Dennoch scheint seine Chance zu kommen, als er von einer gefährlichen Entwicklung der mit Spannung erwarteten Inszenierung erfährt - der Regisseur will allen Ernstes den Wotan als Mohammed auftreten lassen! Wie Stein sich ungefragt mit seinen alten Beziehungen als großer Retter und Bewahrer der Angebeteten einbringt, das überschreitet das Tragikomische bis ins Peinliche. Da sei vom Finale nur noch verraten, dass die Polit-Dirigentin und die gleichermaßen rabiat ehrgeizige Bensson einander nicht nur viel ähnlicher sind, als Stein in kühnsten Befürchtungen ahnt.
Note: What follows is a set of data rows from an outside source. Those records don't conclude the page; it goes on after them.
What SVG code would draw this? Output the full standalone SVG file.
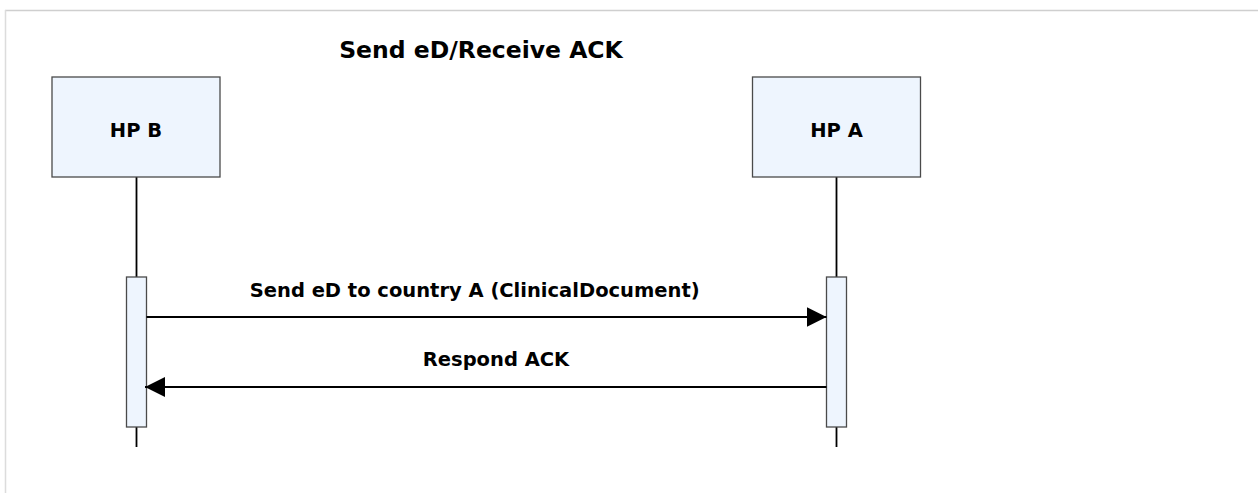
<svg xmlns="http://www.w3.org/2000/svg" width="1258" height="493" viewBox="0 0 1258 493">
  <defs>
    <style>
      .t { font-family: "DejaVu Sans", Verdana, sans-serif; font-weight: bold; fill: #000; text-anchor: middle; }
      .node { fill: #eef5fe; stroke: #4a4a4a; stroke-width: 1.3; }
      .life { stroke: #000; stroke-width: 1.8; fill: none; }
      .msg { stroke: #000; stroke-width: 2; fill: none; }
    </style>
    <marker id="ah" markerWidth="20" markerHeight="20" viewBox="0 0 20 20" refX="20" refY="10" orient="auto" markerUnits="userSpaceOnUse">
      <path d="M0,0 L20,10 L0,20 Z" fill="#000"/>
    </marker>
  </defs>
  <rect width="1258" height="493" fill="#fff"/>
  <g id="frame">
    <line x1="5" y1="10.5" x2="1258" y2="10.5" stroke="#cfcfcf" stroke-width="1.3"/>
    <line x1="5.5" y1="10" x2="5.5" y2="493" stroke="#dcdcdc" stroke-width="1.5"/>
  </g>
  <text class="t" x="481" y="58" font-size="23.5">Send eD/Receive ACK</text>

  <g id="lifelines">
    <line class="life" x1="136.5" y1="177" x2="136.5" y2="447"/>
    <line class="life" x1="836.5" y1="177" x2="836.5" y2="447"/>
  </g>

  <g id="hpB">
    <rect class="node" x="52" y="77" width="168" height="100"/>
    <text class="t" x="136" y="137" font-size="19.5">HP B</text>
  </g>
  <g id="hpA">
    <rect class="node" x="752.5" y="77" width="168" height="100"/>
    <text class="t" x="836.5" y="137" font-size="19.5">HP A</text>
  </g>

  <g id="actB">
    <rect class="node" x="126.5" y="277" width="20" height="150"/>
  </g>
  <g id="actA">
    <rect class="node" x="826.5" y="277" width="20" height="150"/>
  </g>

  <g id="connectors">
    <line class="msg" x1="146.5" y1="317" x2="826.5" y2="317" marker-end="url(#ah)"/>
    <text class="t" x="474.7" y="297.3" font-size="19.5">Send eD to country A (ClinicalDocument)</text>
    <line class="msg" x1="826.5" y1="387" x2="145" y2="387" marker-end="url(#ah)"/>
    <text class="t" x="496" y="365.7" font-size="19.5">Respond ACK</text>
  </g>
</svg>
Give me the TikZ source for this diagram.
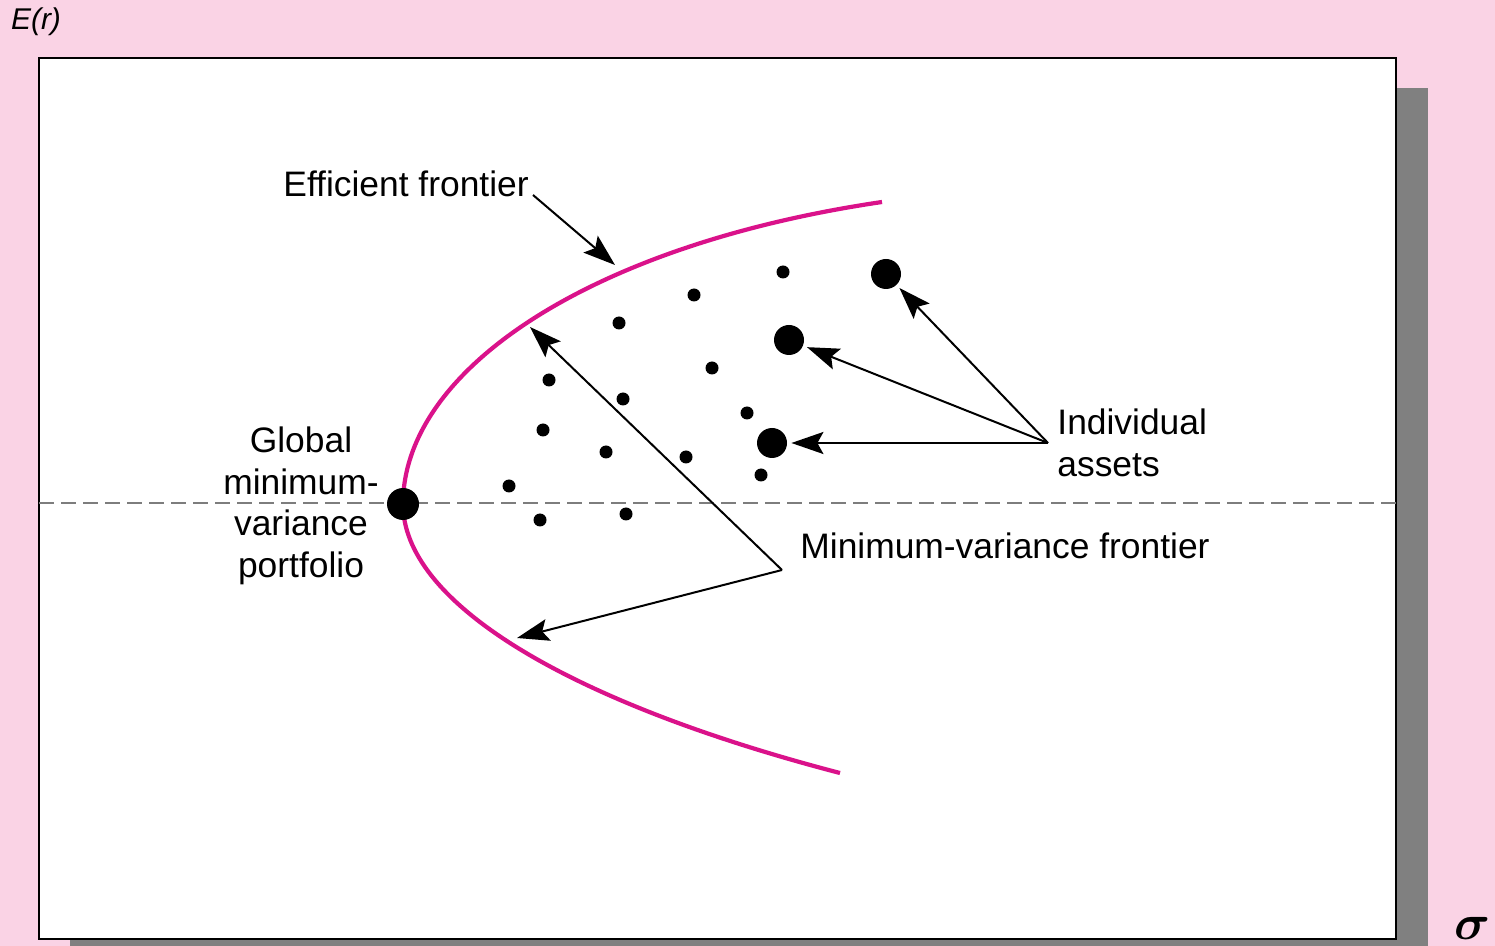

Der Autor hat hier ziemlich narzisstisch viel Insiderwissen einfließen lassen und an sich hätte dieser Roman eine bitterböse Satire werden können - hätte er der endlosen Kulturhuberei mit viel Bildung und Geist auch ein gerüttelt Maß an Esprit untergemengt. Die Roman-Idee ist gleichwohl gut und im zuweilen zähen Brei der Wissensausbreitung finden sich funkelnde Sätze mit entlarvenden Seitenhieben. Schließlich betont Herles in seiner Danksagung nicht umsonst: "Ähnlichkeiten mit wahren Personen und Begebenheiten sind unvermeidlich."

 

# Wolfgang Herles: Die Dirigentin; 239 Seiten; S. Fischer Verlag, Frankfurt;

€ 18,95

WOLFGANG A. NIEMANN (wan/JULIUS)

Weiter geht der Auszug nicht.